Alamogordo Daily News
By Milan Simonich, Texas-New Mexico Newspapers

SANTA FE — The state Department of Health keeps secret the names of the 25 providers it has licensed to sell medical marijuana, but one of them has put himself smack in the public eye.

He is Charles “Blacke” Rountree, owner of the marijuana company GrassRoots Rx. In addition to being a provider of medical marijuana, he is a candidate for the New Mexico State Senate.

Rountree, 53, does not mention his marijuana business on his campaign website. But he writes in detail about his support for a bill that would make it legal to grow Santhica and other hemp varieties that are free of THC, the active ingredient in marijuana.

“The parachute that saved George Bush Senior’s life in World War II was made with hemp. The land in New Mexico will support hemp farming. Every part of the hemp plant has a useful purpose, such as nutritional products, food, insulation, textiles and bio-fuel,” Rountree wrote on his campaign site.

A hemp bill that Rountree favored died this year in a committee of the House of Representatives.

Rountree, a Democrat, is running in Senate District 4, which includes parts of Cibola, McKinley and San Juan counties.

He has two opponents in the June primary election. They are the incumbent, Democratic Sen. George Munoz, and Genevieve Jackson. Jackson is a McKinley County commissioner; Munoz is a contractor from Gallup.

Of himself, Rountree says: “I am not a politician nor am I politically correct.”

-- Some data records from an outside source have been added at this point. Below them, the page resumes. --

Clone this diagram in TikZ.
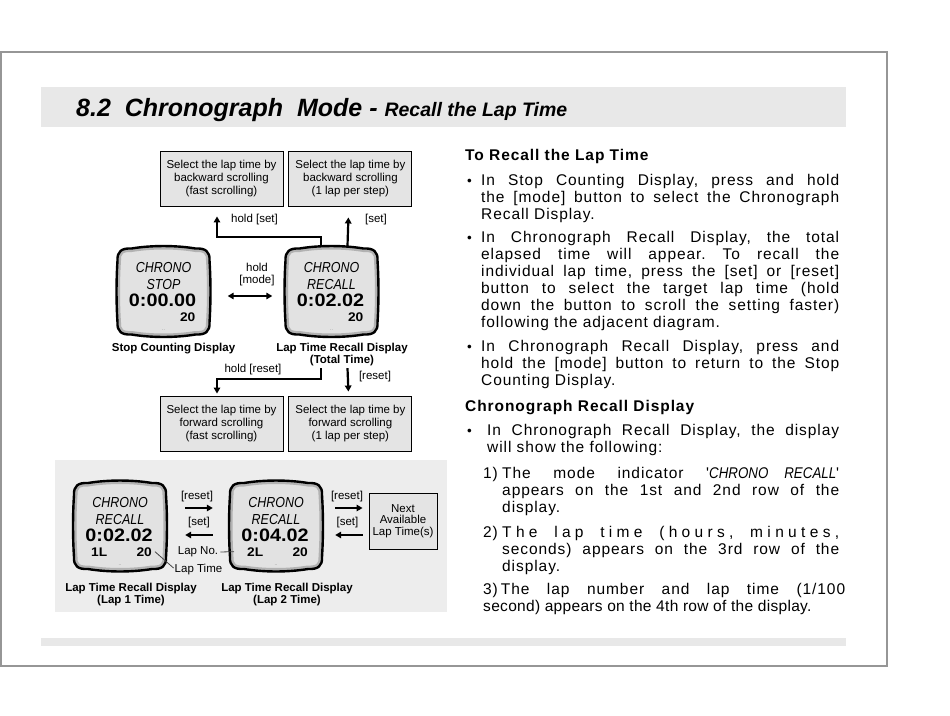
\documentclass[tikz,border=0pt]{standalone}
\usepackage{fontspec}
\setmainfont{Liberation Sans}
\newfontfamily\lcdfont[FakeStretch=0.86]{Liberation Sans}
\newfontfamily\lcdnumfont[FakeStretch=1.1]{Liberation Sans}
\newfontfamily\bodyfont[LetterSpace=6]{Liberation Sans}
\usetikzlibrary{positioning,arrows.meta,calc}
\definecolor{dFrame}{RGB}{150,150,150}
\definecolor{dBand}{RGB}{232,232,232}
\definecolor{dBox}{RGB}{228,228,228}
\definecolor{dLcd}{RGB}{226,226,226}
\definecolor{dRim}{RGB}{178,178,178}
\definecolor{dPanel}{RGB}{237,237,237}
\definecolor{dLead}{RGB}{70,70,70}
\frenchspacing
\tikzset{
  selbox/.style={rectangle, draw=black, fill=dBox, line width=0.9pt,
                 minimum width=123pt, minimum height=55pt, align=center,
                 inner sep=2pt, font=\fontsize{11.5}{13}\selectfont},
  nextbox/.style={selbox, minimum width=68pt, minimum height=56pt,
                  font=\fontsize{11.5}{11.5}\selectfont},
  flow/.style={-{Triangle[length=6pt,width=6.5pt]}, draw=black, line width=2.2pt},
  biflow/.style={{Triangle[length=6pt,width=6.5pt]}-{Triangle[length=6pt,width=6.5pt]},
                 draw=black, line width=2.2pt},
  lbl/.style={font=\fontsize{11.5}{12}\selectfont, inner sep=0pt, align=center},
  capt/.style={font=\bfseries\fontsize{11.5}{12}\selectfont, inner sep=0pt, align=center},
  lead/.style={draw=dLead, line width=0.8pt},
}
\tikzset{
  lcdbox/.style={rectangle, minimum width=92pt, minimum height=91pt, inner sep=0pt},
  lcdedge/.style={draw=black, line width=2.4pt, line join=round},
  lcdrim/.style={draw=dRim, line width=7pt},
  lcdmode/.style={font=\lcdfont\itshape\fontsize{14.5}{14.5}\selectfont, anchor=base, inner sep=0pt},
  lcdtime/.style={font=\lcdnumfont\bfseries\fontsize{18}{18}\selectfont, anchor=base, inner sep=0pt},
  lcdnum/.style={font=\lcdnumfont\bfseries\fontsize{12.5}{12.5}\selectfont, inner sep=0pt},
  lcddots/.style={font=\fontsize{5}{5}\selectfont, text=gray, inner sep=0pt},
}
\tikzset{
  headtxt/.style={font=\bodyfont\bfseries\fontsize{15.5}{17}\selectfont, anchor=base west, inner sep=0pt},
  bodytxt/.style={font=\bodyfont\fontsize{15.5}{17}\selectfont, anchor=base west,
               inner sep=0pt, align=justify},
  numtxt/.style={font=\bodyfont\fontsize{15.5}{17}\selectfont, anchor=base west, inner sep=0pt},
  bul/.style={font=\fontsize{13.5}{17}\selectfont, anchor=base, inner sep=0pt},
}
\newcommand{\LcdShape}{(-46,-31) .. controls (-46.5,-40) and (-42,-43.5) .. (-32,-43)
  .. controls (-12,-46.3) and (12,-46.3) .. (32,-43)
  .. controls (42,-43.5) and (46.5,-40) .. (46,-31)
  .. controls (47.3,-11) and (47.3,11) .. (46,31)
  .. controls (46.5,40) and (42,43.5) .. (32,43)
  .. controls (12,46.3) and (-12,46.3) .. (-32,43)
  .. controls (-42,43.5) and (-46.5,40) .. (-46,31)
  .. controls (-47.3,11) and (-47.3,-11) .. cycle}
\newcommand{\LcdDisp}[8]{%
  \node[lcdbox] (#1) at (#2,#3) {};
  \begin{scope}[shift={(#2,#3)}]
    \fill[dLcd] \LcdShape;
    \begin{scope}\clip \LcdShape; \draw[lcdrim] \LcdShape; \end{scope}
    \draw[lcdedge] \LcdShape;
  \end{scope}
  \node[lcdmode] (#1-a) at ($(#1)+(0,-19)$) {#4};
  \node[lcdmode] (#1-b) at ($(#1)+(0,-2)$) {#5};
  \node[lcdtime] (#1-t) at ($(#1)+(-1,15)$) {#6};
  \node[lcdnum, anchor=base west] (#1-l) at ($(#1)+(-29,30)$) {#7};
  \node[lcdnum, anchor=base east] (#1-r) at ($(#1)+(32,30)$) {#8};
  \node[lcddots] (#1-d) at ($(#1)+(0,39)$) {..};}

\begin{document}
\begin{tikzpicture}[x=1pt,y=-1pt]
  \useasboundingbox (0,0) rectangle (950,715);
  % --- page frame, bands, panel ------------------------------------------
  \draw[dFrame, line width=1.2pt] (1,52) rectangle (887,666);
  \fill[dBand] (41,87) rectangle (846,127);
  \fill[dBand] (41,638) rectangle (846,646);
  \fill[dPanel] (55,460) rectangle (447,612);
  \node[anchor=base west, inner sep=0pt] (title) at (76,116)
    {\bfseries\itshape\fontsize{25}{25}\selectfont 8.2\ \ Chronograph\ \ Mode -
     {\fontsize{19.5}{20}\selectfont Recall the Lap Time}};

  % --- selection boxes ----------------------------------------------------
  \node[selbox] (backFast) at (221.5,178.5) {Select the lap time by\\backward scrolling\\(fast scrolling)};
  \node[selbox, right=5pt of backFast] (backStep) {Select the lap time by\\backward scrolling\\(1 lap per step)};
  \node[selbox] (fwdFast) at (221.5,423.5) {Select the lap time by\\forward scrolling\\(fast scrolling)};
  \node[selbox, right=5pt of fwdFast] (fwdStep) {Select the lap time by\\forward scrolling\\(1 lap per step)};

  % --- displays -----------------------------------------------------------
  \LcdDisp{lcdStop}{163.5}{291.5}{CHRONO}{STOP}{0:00.00}{}{20}
  \LcdDisp{lcdTotal}{331.5}{291.5}{CHRONO}{RECALL}{0:02.02}{}{20}
  \LcdDisp{lcdLapA}{120}{526}{CHRONO}{RECALL}{0:02.02}{1L}{20}
  \LcdDisp{lcdLapB}{276}{526}{CHRONO}{RECALL}{0:04.02}{2L}{20}
  \node[nextbox] (nextLap) at (403,521) {Next\\Available\\Lap Time(s)};

  % --- captions and labels ------------------------------------------------
  \node[capt] (capStop) at (173.5,349) {Stop Counting Display};
  \node[capt] (capTotal) at (342,355) {Lap Time Recall Display\\(Total Time)};
  \node[capt] (capLapA) at (131,595) {Lap Time Recall Display\\(Lap 1 Time)};
  \node[capt] (capLapB) at (287,595) {Lap Time Recall Display\\(Lap 2 Time)};
  \node[lbl] (lblHoldSet) at (254.5,220) {hold [set]};
  \node[lbl] (lblSet) at (376,220) {[set]};
  \node[lbl] (lblMode) at (257,275) {hold\\{[mode]}};
  \node[lbl] (lblHoldReset) at (253,370) {hold [reset]};
  \node[lbl] (lblReset) at (375,377) {[reset]};
  \node[lbl] (lblResetA) at (197,497) {[reset]};
  \node[lbl] (lblSetA) at (199,523) {[set]};
  \node[lbl] (lblResetB) at (347,497) {[reset]};
  \node[lbl] (lblSetB) at (347.5,523) {[set]};
  \node[lbl] (lapNo) at (198,552) {Lap No.};
  \node[lbl] (lapTime) at (198.5,570) {Lap Time};

  % --- button transitions -------------------------------------------------
  \draw[flow] ($(lcdTotal.north)+(-10.5,0)$) -- ++(0,-9) -| ($(backFast.south)+(-4.5,10)$);
  \draw[flow] ($(lcdTotal.north)+(16,0)$) -- ($(backStep.south)+(-2,11)$);
  \draw[biflow] ($(lcdStop.east)+(18,4.5)$) -- ($(lcdTotal.west)+(-13,4.5)$);
  \draw[flow] ($(lcdTotal.south)+(-10.5,31)$) -- ++(0,11) -| ($(fwdFast.north)+(-4.5,-2)$);
  \draw[flow] ($(lcdTotal.south)+(16,31)$) -- ($(fwdStep.north)+(-2,-4)$);
  \draw[flow] ($(lcdLapA.east)+(19,-18)$) -- ($(lcdLapB.west)+(-17,-18)$);
  \draw[flow] ($(lcdLapB.west)+(-17,9)$) -- ($(lcdLapA.east)+(19,9)$);
  \draw[flow] ($(lcdLapB.east)+(13,-18)$) -- ($(nextLap.west)+(-6,-13)$);
  \draw[flow] ($(nextLap.west)+(-6,14)$) -- ($(lcdLapB.east)+(13,9)$);
  \draw[lead] ($(lapNo.east)+(2,0)$) -- ($(lcdLapB-l.west)+(-13,0)$);
  \draw[lead] ($(lcdLapA-r.east)+(3,0)$) -- ($(lapTime.west)+(-1,-2)$);

  % --- right column text --------------------------------------------------
  \node[headtxt] (headRecall) at (465,160) {To Recall the Lap Time};
  \node[bul] (dotA) at (469.5,185) {•};
  \node[bodytxt, text width=358pt] (parA) at (481,185) {In Stop Counting Display, press and hold\linebreak
    the [mode] button to select the Chronograph\linebreak Recall Display.};
  \node[bul] (dotB) at (469.5,242) {•};
  \node[bodytxt, text width=358pt] (parB) at (481,242) {In Chronograph Recall Display, the total\linebreak
    elapsed time will appear. To recall the\linebreak individual lap time, press the [set] or [reset]\linebreak
    button to select the target lap time (hold\linebreak down the button to scroll the setting faster)\linebreak
    following the adjacent diagram.};
  \node[bul] (dotC) at (469.5,351) {•};
  \node[bodytxt, text width=358pt] (parC) at (481,351) {In Chronograph Recall Display, press and\linebreak
    hold the [mode] button to return to the Stop\linebreak Counting Display.};
  \node[headtxt] (headDisp) at (465,411) {Chronograph Recall Display};
  \node[bul] (dotD) at (469.5,435) {•};
  \node[bodytxt, text width=352pt] (parD) at (487,435) {In Chronograph Recall Display, the display\linebreak
    will show the following:};
  \node[numtxt] (numA) at (483,478) {1)};
  \node[bodytxt, text width=337pt] (itemA) at (502,478) {The mode indicator
    \textquotesingle{\lcdfont\itshape CHRONO RECALL}\textquotesingle\linebreak
    appears on the 1st and 2nd row of the\linebreak display.};
  \node[numtxt] (numB) at (483,537) {2)};
  \node[bodytxt, text width=337pt] (itemB) at (502,537) {{\addfontfeature{LetterSpace=28}The lap time (hours, minutes,}\linebreak
    seconds) appears on the 3rd row of the\linebreak display.};
  \node[bodytxt, text width=362pt] (itemC) at (483,594) {3)\hspace{3pt}The lap number and lap time (1/100\linebreak
    {\addfontfeature{LetterSpace=2}second) appears on the 4th row of the display.}};
\end{tikzpicture}
\end{document}
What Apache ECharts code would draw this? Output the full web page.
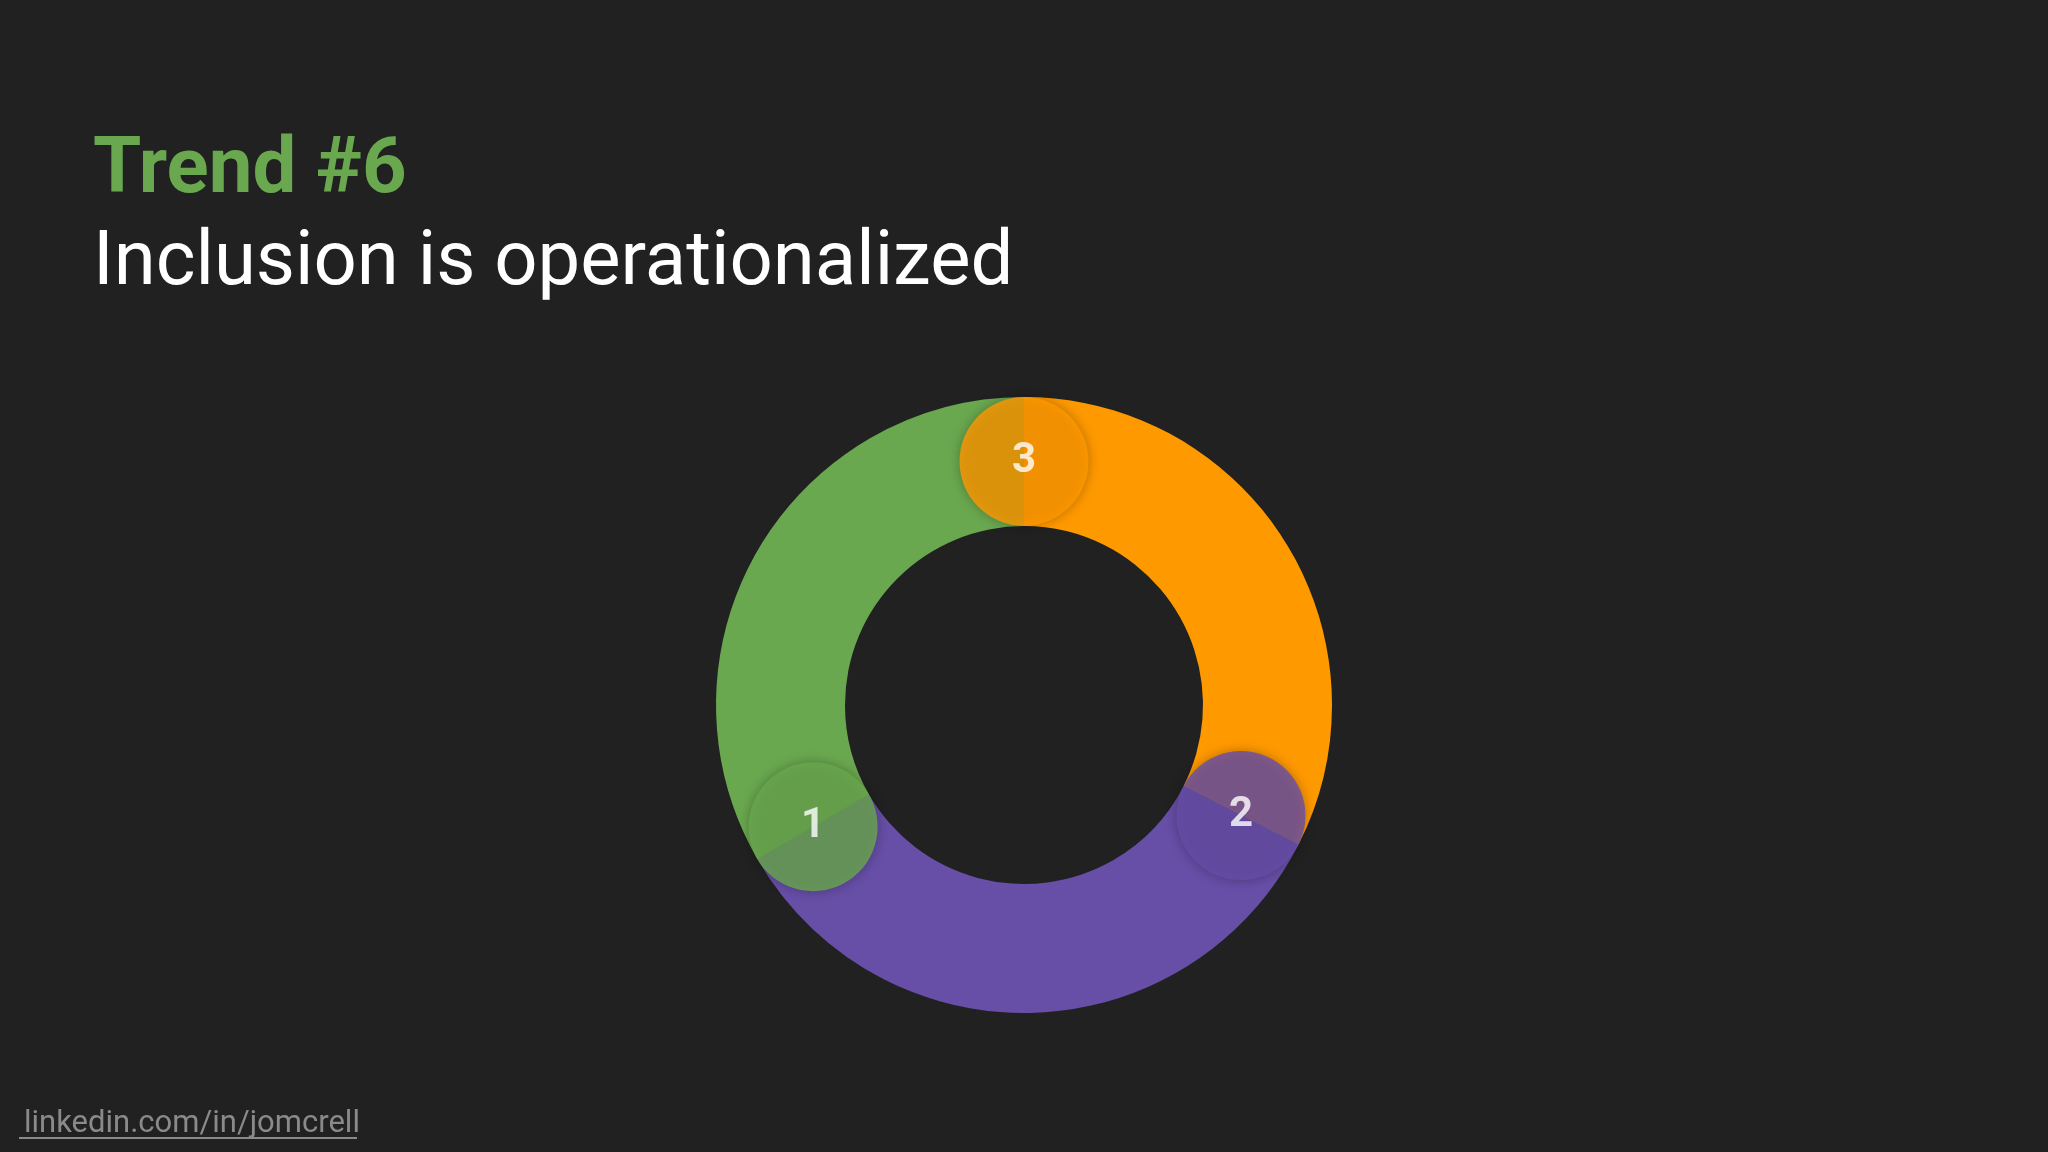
<!DOCTYPE html>
<html>
<head>
<meta charset="utf-8">
<script src="https://cdn.jsdelivr.net/npm/echarts@6/dist/echarts.min.js"></script>
<style>
  html, body { margin: 0; padding: 0; background: #212121; }
  #chart { width: 2048px; height: 1152px; }
</style>
</head>
<body>
<div id="chart"></div>
<script>
// segments, clockwise from 12 o'clock (degrees of the ring)
var segNames = ['3', '2', '1'];
var segValues = [117, 123, 120];
var segColors = ['#ff9900', '#674ea7', '#6aa84f'];

var chart = echarts.init(document.getElementById('chart'));

var innerR = 179, outerR = 308;
var capR = (innerR + outerR) / 2 / outerR; // in radius-axis units (0..1)

// start angle of each segment -> where its rounded head sits
var capData = [];
var acc = 0;
for (var i = 0; i < segValues.length; i++) {
    capData.push({
        value: [capR, acc],
        name: segNames[i],
        itemStyle: { color: segColors[i] }
    });
    acc += segValues[i];
}

var option = {
    backgroundColor: '#212121',
    title: [{
        text: 'Trend #6',
        left: 88, top: 128,
        textStyle: { color: '#6aa84f', fontSize: 78, fontWeight: 'bold', fontFamily: 'Roboto' }
    }, {
        text: 'Inclusion is operationalized',
        left: 88, top: 222,
        textStyle: { color: '#ffffff', fontSize: 76, fontWeight: 'normal', fontFamily: 'Roboto' }
    }, {
        text: 'linkedin.com/in/jomcrell',
        left: 19, top: 1104,
        textStyle: { color: '#8a8a8a', fontSize: 31, fontWeight: 'normal', fontFamily: 'Roboto' }
    }],
    graphic: [{
        type: 'line',
        shape: { x1: 19, y1: 1138, x2: 357, y2: 1138 },
        style: { stroke: '#8a8a8a', lineWidth: 2 }
    }],
    polar: { center: [1024, 705], radius: outerR },
    angleAxis: { type: 'value', min: 0, max: 360, startAngle: 90, clockwise: true, show: false },
    radiusAxis: { type: 'value', min: 0, max: 1, show: false },
    series: [{
        type: 'pie',
        center: [1024, 705],
        radius: [innerR, outerR],
        startAngle: 90,
        clockwise: true,
        silent: true,
        label: { show: false },
        labelLine: { show: false },
        data: segValues.map(function (v, i) {
            return { value: v, name: segNames[i], itemStyle: { color: segColors[i] } };
        }),
        z: 1
    }, {
        type: 'scatter',
        coordinateSystem: 'polar',
        symbol: 'circle',
        symbolSize: outerR - innerR,
        data: capData,
        itemStyle: { shadowBlur: 12, shadowColor: 'rgba(0,0,0,0.35)' },
        label: {
            show: true, position: 'inside',
            formatter: '{b}',
            color: '#ffffff', fontSize: 42, fontWeight: 'bold', fontFamily: 'Roboto'
        },
        z: 3
    }]
};
chart.setOption(option);
</script>
</body>
</html>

But Rountree, of Pinehill in Cibola County, has a

wide-ranging campaign platform.He wants to pay teachers more and create programs to improve health care and job opportunities for returning military veterans. He pledges to be an advocate for human rights and an opponent of illegal immigration.

New Mexico is one of three states that issues driver’s licenses or driving privilege cards to illegal immigrants.

Munoz, like all but one of the 28 Democrats in the state Senate, voted this year to maintain but tighten the licensing law to eliminate fraud. A bill to repeal the driver’s license law failed in the Senate.

Rountree lived previously in Illinois. An electronic check of court records showed that he filed three times for Chapter 13 bankruptcy protection in the Northern District of Illinois. The filings were between 2000 and 2002.

In a Cibola County court last year, he filed to legally change his name from Charles Edward Rountree to Charles Blacke Rountree.

His listing on a website for businesspeople identifies him as Blacke Rountree and describes his occupation as alternative medicine. But for his candidate filing this week, he listed himself as Charles E. Rountree.

Paul Livingston is an attorney who represents people trying to obtain medical marijuana licenses in New Mexico. Livingston knows Rountree, and says he was not eager to be identified as a marijuana provider who also is a candidate for state office.

Rountree, reached by phone this week, said he did not have time to talk at the time. Further attempts to interview him were not successful, each person missing the other with more phone calls.

A spokesman for the state Department of Health said state regulations protect the identity of all 25 providers in the medical marijuana program. The department declined to furnish a list of the licensed suppliers or confirm who was on it.

Nobody except the 4,310 patients cleared to use marijuana to help control pain need know who the suppliers are, the department spokesman said.